··· INFORMATION GIVEN ···
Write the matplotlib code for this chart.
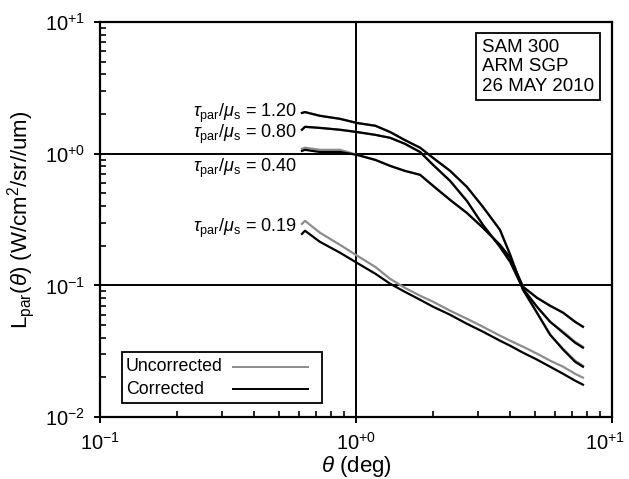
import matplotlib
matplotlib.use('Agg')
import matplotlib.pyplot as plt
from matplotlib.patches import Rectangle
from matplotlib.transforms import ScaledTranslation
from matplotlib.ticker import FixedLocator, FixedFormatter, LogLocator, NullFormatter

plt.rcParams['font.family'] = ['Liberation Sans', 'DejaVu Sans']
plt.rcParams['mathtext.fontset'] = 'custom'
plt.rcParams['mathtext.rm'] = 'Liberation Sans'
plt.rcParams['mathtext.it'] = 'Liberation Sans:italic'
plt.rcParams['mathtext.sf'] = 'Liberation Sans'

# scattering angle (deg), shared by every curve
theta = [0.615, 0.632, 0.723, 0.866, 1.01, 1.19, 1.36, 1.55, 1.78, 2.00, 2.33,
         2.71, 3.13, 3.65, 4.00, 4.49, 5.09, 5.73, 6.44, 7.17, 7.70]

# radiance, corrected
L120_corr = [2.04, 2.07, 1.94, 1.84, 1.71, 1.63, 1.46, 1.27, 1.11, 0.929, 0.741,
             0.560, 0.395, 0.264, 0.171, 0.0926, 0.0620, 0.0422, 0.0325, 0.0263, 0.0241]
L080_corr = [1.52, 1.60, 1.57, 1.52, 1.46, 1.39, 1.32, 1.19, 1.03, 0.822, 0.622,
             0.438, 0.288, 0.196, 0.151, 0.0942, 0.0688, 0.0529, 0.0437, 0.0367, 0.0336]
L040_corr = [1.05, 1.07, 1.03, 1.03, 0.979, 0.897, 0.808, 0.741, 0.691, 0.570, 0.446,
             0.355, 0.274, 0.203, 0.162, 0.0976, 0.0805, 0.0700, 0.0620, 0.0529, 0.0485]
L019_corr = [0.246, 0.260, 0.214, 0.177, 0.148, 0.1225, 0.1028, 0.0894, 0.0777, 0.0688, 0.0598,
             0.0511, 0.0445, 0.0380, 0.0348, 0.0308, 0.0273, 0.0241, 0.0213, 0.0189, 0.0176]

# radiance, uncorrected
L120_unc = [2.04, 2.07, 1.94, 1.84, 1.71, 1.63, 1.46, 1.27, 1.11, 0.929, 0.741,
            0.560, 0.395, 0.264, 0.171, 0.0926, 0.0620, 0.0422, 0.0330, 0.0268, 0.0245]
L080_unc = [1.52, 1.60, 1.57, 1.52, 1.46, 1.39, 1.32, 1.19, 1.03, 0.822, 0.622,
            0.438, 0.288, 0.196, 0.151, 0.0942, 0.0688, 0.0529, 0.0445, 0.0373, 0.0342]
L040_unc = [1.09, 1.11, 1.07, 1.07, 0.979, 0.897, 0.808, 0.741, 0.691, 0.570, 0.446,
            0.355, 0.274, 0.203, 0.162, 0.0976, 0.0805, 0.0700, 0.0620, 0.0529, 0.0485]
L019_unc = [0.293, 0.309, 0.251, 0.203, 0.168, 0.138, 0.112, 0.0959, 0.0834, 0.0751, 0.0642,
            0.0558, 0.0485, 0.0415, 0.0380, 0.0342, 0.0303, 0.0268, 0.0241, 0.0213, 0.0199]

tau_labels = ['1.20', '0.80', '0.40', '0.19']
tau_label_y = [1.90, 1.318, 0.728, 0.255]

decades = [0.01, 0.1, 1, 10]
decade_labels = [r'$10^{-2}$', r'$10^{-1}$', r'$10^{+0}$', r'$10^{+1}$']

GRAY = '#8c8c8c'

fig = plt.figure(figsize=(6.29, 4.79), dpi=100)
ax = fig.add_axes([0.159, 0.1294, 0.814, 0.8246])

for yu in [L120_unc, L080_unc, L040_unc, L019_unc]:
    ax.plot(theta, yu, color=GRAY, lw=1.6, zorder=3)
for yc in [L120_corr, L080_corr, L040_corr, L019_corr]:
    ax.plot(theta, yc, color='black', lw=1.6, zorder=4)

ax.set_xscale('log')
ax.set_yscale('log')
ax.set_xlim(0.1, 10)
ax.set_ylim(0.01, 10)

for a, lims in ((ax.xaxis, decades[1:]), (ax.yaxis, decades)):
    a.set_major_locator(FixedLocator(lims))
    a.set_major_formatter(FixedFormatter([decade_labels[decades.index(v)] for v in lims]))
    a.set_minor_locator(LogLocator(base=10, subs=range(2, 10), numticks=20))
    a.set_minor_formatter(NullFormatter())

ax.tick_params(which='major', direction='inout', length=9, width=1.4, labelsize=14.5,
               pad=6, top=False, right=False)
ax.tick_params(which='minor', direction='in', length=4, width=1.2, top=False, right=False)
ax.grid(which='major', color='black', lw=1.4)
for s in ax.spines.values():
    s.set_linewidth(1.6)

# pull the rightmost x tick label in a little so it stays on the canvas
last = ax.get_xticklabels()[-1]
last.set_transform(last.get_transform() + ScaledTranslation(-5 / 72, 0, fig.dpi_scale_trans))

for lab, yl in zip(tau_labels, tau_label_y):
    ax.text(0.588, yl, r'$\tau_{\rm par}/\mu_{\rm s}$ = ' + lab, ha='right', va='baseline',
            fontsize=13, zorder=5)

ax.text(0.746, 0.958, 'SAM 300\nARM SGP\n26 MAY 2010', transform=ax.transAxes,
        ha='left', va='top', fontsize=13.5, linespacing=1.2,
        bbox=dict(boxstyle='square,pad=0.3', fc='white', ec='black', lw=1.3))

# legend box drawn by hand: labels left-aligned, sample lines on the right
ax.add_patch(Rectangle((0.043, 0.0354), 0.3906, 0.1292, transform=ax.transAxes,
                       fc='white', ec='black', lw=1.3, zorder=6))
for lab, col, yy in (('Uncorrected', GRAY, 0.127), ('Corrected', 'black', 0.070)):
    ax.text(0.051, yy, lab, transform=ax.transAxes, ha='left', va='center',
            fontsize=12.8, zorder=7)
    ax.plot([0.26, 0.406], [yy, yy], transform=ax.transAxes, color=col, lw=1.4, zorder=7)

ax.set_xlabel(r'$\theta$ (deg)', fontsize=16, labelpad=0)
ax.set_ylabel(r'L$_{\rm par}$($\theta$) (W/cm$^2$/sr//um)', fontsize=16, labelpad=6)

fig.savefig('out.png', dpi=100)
···
··· INFORMATION GIVEN ···
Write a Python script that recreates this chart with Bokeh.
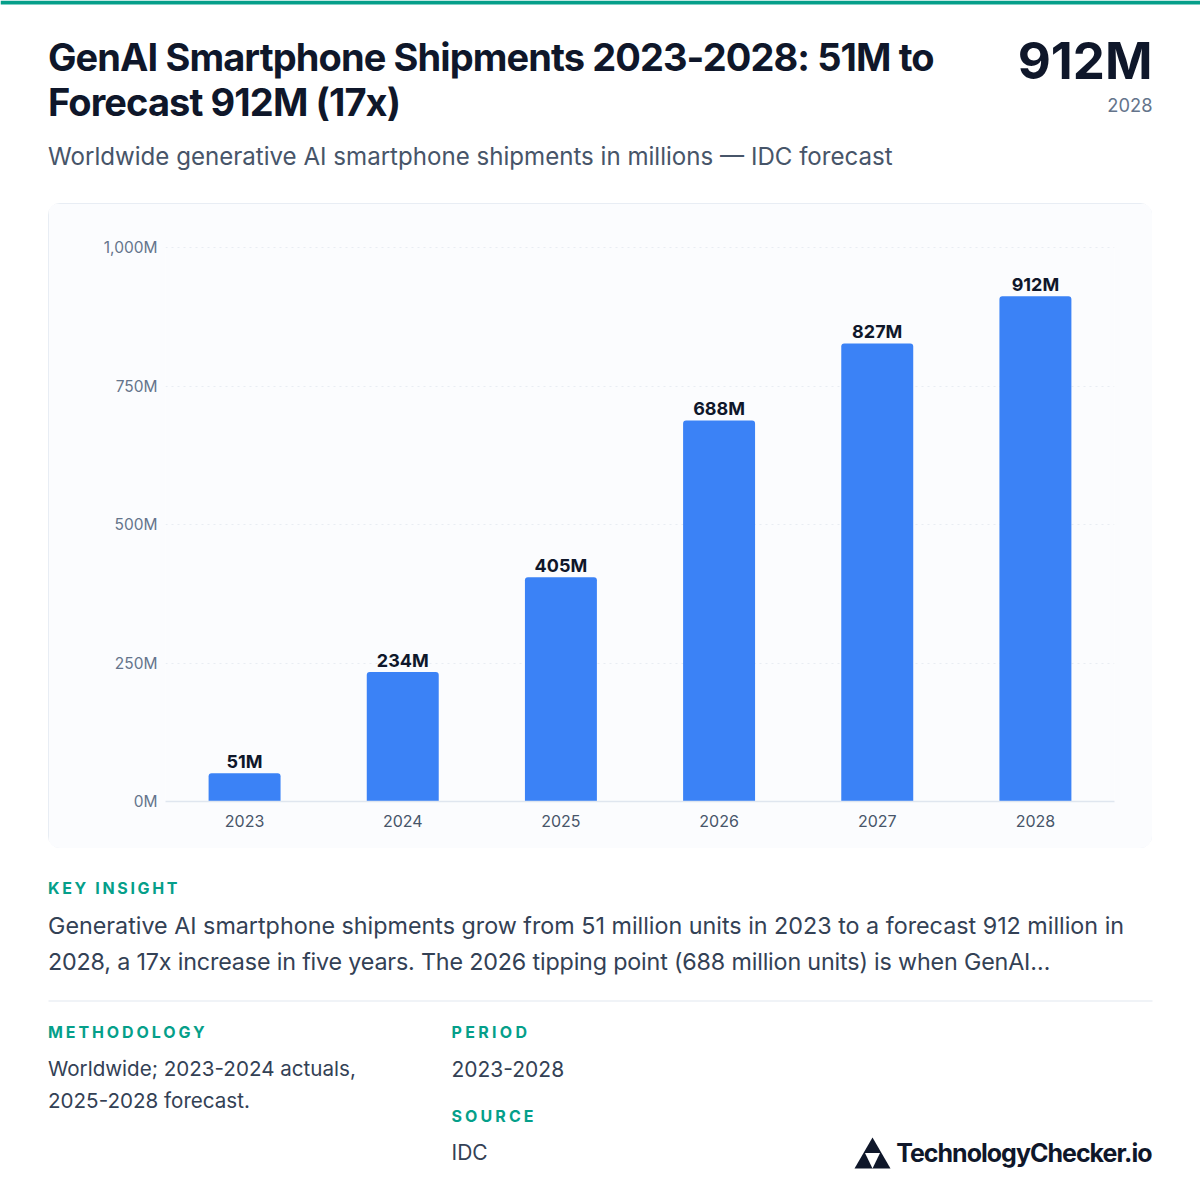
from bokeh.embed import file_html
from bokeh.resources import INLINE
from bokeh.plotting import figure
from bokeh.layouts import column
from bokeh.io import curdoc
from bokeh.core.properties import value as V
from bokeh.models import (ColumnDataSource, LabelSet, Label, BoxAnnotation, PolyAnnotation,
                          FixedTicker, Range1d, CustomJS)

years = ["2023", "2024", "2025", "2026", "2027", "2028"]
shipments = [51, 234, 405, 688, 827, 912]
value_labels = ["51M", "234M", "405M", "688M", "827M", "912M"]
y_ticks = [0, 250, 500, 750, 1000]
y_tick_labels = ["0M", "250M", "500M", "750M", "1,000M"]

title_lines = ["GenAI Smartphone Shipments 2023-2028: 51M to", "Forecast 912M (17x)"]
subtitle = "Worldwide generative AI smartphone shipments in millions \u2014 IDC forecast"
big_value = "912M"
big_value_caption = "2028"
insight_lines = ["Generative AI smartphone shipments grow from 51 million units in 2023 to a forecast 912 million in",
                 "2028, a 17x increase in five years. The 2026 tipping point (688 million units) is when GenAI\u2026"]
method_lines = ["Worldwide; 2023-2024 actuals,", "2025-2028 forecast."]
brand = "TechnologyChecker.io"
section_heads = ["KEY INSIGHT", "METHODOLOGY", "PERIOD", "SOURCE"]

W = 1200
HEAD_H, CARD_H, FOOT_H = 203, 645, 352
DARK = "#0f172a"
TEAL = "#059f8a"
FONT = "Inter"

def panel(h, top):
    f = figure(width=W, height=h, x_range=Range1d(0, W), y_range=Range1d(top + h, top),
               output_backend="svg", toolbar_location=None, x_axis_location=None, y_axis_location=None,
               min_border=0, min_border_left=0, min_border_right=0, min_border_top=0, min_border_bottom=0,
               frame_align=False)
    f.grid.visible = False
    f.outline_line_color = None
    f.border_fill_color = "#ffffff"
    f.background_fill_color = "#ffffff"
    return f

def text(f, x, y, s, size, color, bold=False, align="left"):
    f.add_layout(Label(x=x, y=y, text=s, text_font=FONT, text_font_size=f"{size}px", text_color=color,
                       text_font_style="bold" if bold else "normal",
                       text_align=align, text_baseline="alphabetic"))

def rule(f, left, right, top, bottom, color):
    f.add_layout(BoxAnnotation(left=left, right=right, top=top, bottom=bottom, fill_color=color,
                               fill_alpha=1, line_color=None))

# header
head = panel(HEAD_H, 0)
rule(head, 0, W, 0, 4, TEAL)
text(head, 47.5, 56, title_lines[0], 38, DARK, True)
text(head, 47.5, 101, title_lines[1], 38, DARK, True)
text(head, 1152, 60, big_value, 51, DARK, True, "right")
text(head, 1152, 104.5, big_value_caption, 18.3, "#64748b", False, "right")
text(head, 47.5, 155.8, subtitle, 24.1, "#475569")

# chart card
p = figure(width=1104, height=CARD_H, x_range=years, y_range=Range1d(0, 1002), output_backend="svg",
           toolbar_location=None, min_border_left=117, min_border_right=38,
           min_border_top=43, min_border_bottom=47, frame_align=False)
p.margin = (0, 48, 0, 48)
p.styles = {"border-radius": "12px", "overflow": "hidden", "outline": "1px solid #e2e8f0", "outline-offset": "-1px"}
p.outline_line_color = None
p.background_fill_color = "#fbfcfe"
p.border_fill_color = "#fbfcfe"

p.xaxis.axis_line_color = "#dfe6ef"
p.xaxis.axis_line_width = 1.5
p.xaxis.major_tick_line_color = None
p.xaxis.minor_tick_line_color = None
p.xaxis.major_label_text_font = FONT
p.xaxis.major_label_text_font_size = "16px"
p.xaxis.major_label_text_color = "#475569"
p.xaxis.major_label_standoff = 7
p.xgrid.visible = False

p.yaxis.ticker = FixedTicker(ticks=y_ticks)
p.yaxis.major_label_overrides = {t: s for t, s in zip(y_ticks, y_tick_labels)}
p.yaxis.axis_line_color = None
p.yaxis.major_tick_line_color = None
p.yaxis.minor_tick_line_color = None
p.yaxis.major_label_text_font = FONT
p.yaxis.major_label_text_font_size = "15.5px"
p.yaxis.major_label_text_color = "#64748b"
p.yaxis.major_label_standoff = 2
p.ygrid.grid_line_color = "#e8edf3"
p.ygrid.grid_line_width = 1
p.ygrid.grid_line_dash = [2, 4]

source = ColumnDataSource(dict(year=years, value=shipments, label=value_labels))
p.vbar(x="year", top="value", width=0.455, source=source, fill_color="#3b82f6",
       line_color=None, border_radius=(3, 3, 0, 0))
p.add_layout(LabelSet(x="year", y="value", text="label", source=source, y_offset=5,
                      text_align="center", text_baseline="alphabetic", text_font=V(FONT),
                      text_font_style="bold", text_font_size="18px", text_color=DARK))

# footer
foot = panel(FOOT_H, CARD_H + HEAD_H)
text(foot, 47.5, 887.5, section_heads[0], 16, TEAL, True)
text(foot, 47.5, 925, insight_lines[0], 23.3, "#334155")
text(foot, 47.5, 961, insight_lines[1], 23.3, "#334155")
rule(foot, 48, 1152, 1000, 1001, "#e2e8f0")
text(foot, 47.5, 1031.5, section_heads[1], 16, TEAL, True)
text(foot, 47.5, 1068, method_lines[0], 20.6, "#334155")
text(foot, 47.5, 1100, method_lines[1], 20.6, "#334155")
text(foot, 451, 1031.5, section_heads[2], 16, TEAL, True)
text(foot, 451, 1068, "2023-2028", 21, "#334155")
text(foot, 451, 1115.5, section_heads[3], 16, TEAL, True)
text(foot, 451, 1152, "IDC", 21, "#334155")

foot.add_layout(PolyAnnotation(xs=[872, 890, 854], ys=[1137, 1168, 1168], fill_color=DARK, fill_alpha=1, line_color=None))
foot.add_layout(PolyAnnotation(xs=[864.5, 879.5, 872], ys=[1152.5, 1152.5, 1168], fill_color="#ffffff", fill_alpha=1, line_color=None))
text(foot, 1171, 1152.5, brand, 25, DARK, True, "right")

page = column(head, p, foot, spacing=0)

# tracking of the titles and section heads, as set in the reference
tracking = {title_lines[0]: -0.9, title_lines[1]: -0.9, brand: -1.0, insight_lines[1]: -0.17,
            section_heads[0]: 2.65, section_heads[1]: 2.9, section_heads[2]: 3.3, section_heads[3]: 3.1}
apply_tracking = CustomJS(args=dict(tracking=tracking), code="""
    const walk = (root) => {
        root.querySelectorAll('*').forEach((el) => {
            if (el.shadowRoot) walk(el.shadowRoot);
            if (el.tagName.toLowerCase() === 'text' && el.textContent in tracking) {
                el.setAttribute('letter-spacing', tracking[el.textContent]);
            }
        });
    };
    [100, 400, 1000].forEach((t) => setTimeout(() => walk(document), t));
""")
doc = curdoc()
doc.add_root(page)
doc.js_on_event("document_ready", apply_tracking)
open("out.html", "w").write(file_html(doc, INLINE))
···
··· INFORMATION GIVEN ···
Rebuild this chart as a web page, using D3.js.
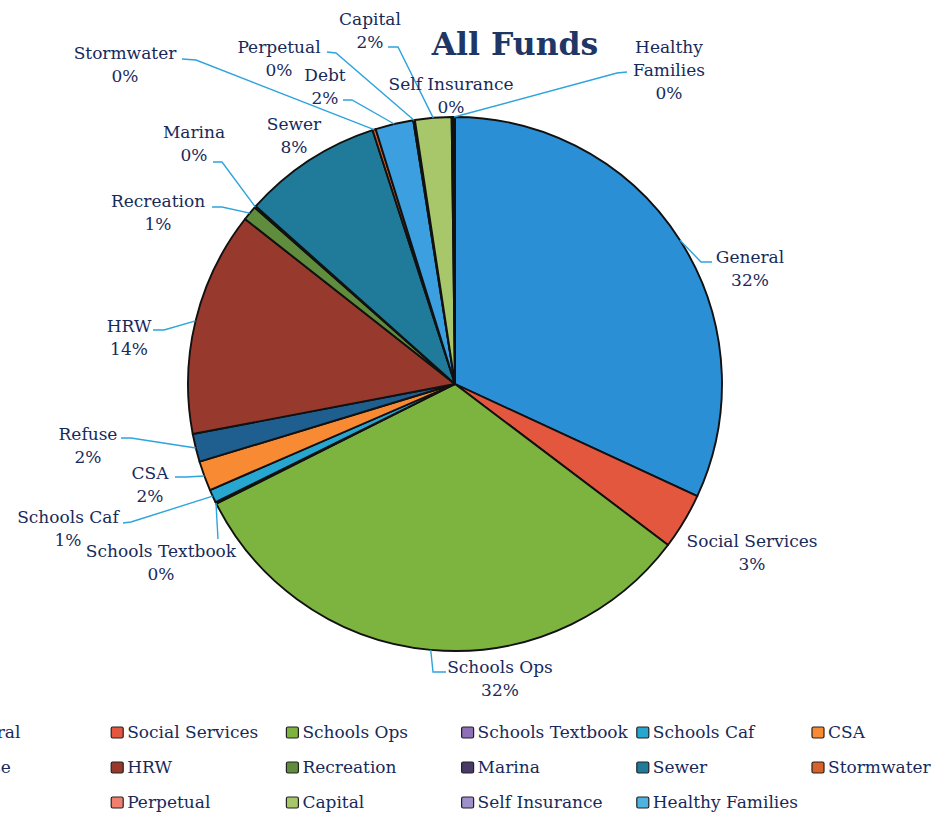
···
| EXERCISE |
Go through the listing above and locate each line that holds the word "matplotlib". Copy those lines.

| WRITTEN REPLY |
Write the matplotlib code for this chart.
import matplotlib
matplotlib.use('Agg')
import matplotlib.pyplot as plt
from matplotlib.patches import Rectangle
from matplotlib.transforms import ScaledTranslation
from matplotlib.ticker import FixedLocator, FixedFormatter, LogLocator, NullFormatter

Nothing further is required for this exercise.